Previous research on the topic using this technology investigated the effects of the presence of the opponent on shooting performance in 12 male elite basketball players aged 22 years (Vickers et al., 2019). In fact, sample size seems a limitation in many available studies focused on visual strategies in sport. Although caution is needed in the generalization of the findings, they appear to be of substantial relevance in determining the QE duration of professional adult basketball players. Visual strategies exhibited by amateur versus professional players or youth versus adult participants in competitive basketball can be interpreted as training materials by selecting pedagogical sequences. Future comparisons between youth and adult professional basketball players with larger samples are needed. In addition, younger and older groups such as under-14 and under-18 would allow information by age groups covering all competitive categories. Moreover, groups of contrasting training experience within each age group would also be interesting to test. Such studies should consider years of formal training and also accumulated experience in recreational basketball. Youth players in the current study were not exposed to specialization in terms of the playing position and no player was classified as a center. It could be hypothesized that guards, forwards and centers may develop different routines in shooting skills: after dribbling or after receiving a pass, from the front or the baseline, after a screen. It is plausible that each condition would require distinct visual information.

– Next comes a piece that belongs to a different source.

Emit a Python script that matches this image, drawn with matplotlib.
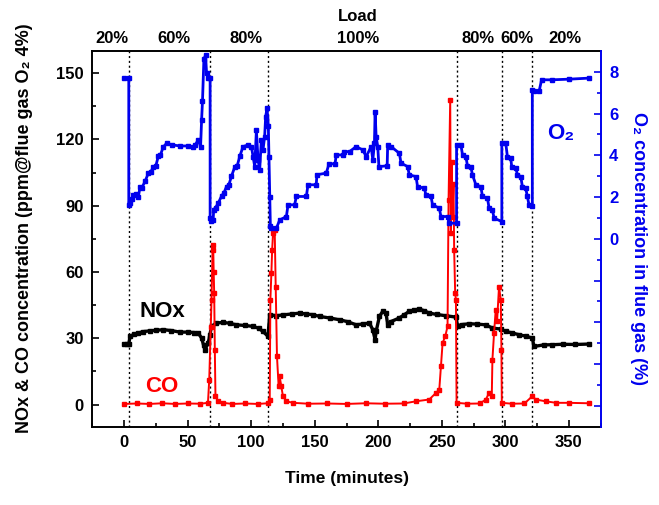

QE provides crucial information regarding the utility of gaze behavior for the decision-making process and is, consensually, considered a key factor in the perception-action complex (Causer et al., 2011; Vickers, 2007). Despite the fact that in the current study, under-16 basketball players corresponded to the regional elite level, another topic for future studies would be to examine the best shooters at different competitive ages (under-14, under-16, under-18). Relevant information would be added to previous studies (Fegatelli et al., 2016; Mann et al., 2007; Rienhoff et al., 2015; Vickers, 1996a, 1996b, 2009) by comparing expert versus non-expert players performing a sport-specific task. It should be noted that not all basketball players playing in the perimeter are exceptional shooters. The topic should be viewed as crucial to attain the professional level and will support coaches to train adolescent players in visual strategies for success. A long fixation on a specific location prior to the movement allows to capture specific visual information crucial for the organization, programming, initiation and control of the movement (Klostermann et al., 2013; Vickers et al., 2019; Wilson and Vine, 2018). An external focus refers to attention to the environment. Hence, in soccer, attentional focus strategies were demonstrated to influence superior performance, particularly in goalkeepers who deal with complex constraints imposed by the opponents (Marques et al., 2018). On the other hand, when instructed with an internal focus, self-reflection contributes to gain a better knowledge about motor abilities and performance (Kupper et al., 2020; Wulf and Lewthwaite, 2009). Coaches need to recognize how youth players respond in the context characterized by different levels of incertitude and complexity (Wulf, 2013).

Conclusions

The current study identified a specific visual search pattern among professional adult basketball players when compared to youth participants. As a practical implication, basketball coaches need to include visual search strategies while training youth players, particularly the fixation on the target until the end of the motor action. Visual strategies should be progressively refined by introducing opponents with multiple combination of shooting distances and directions after dibbling or after receiving the ball.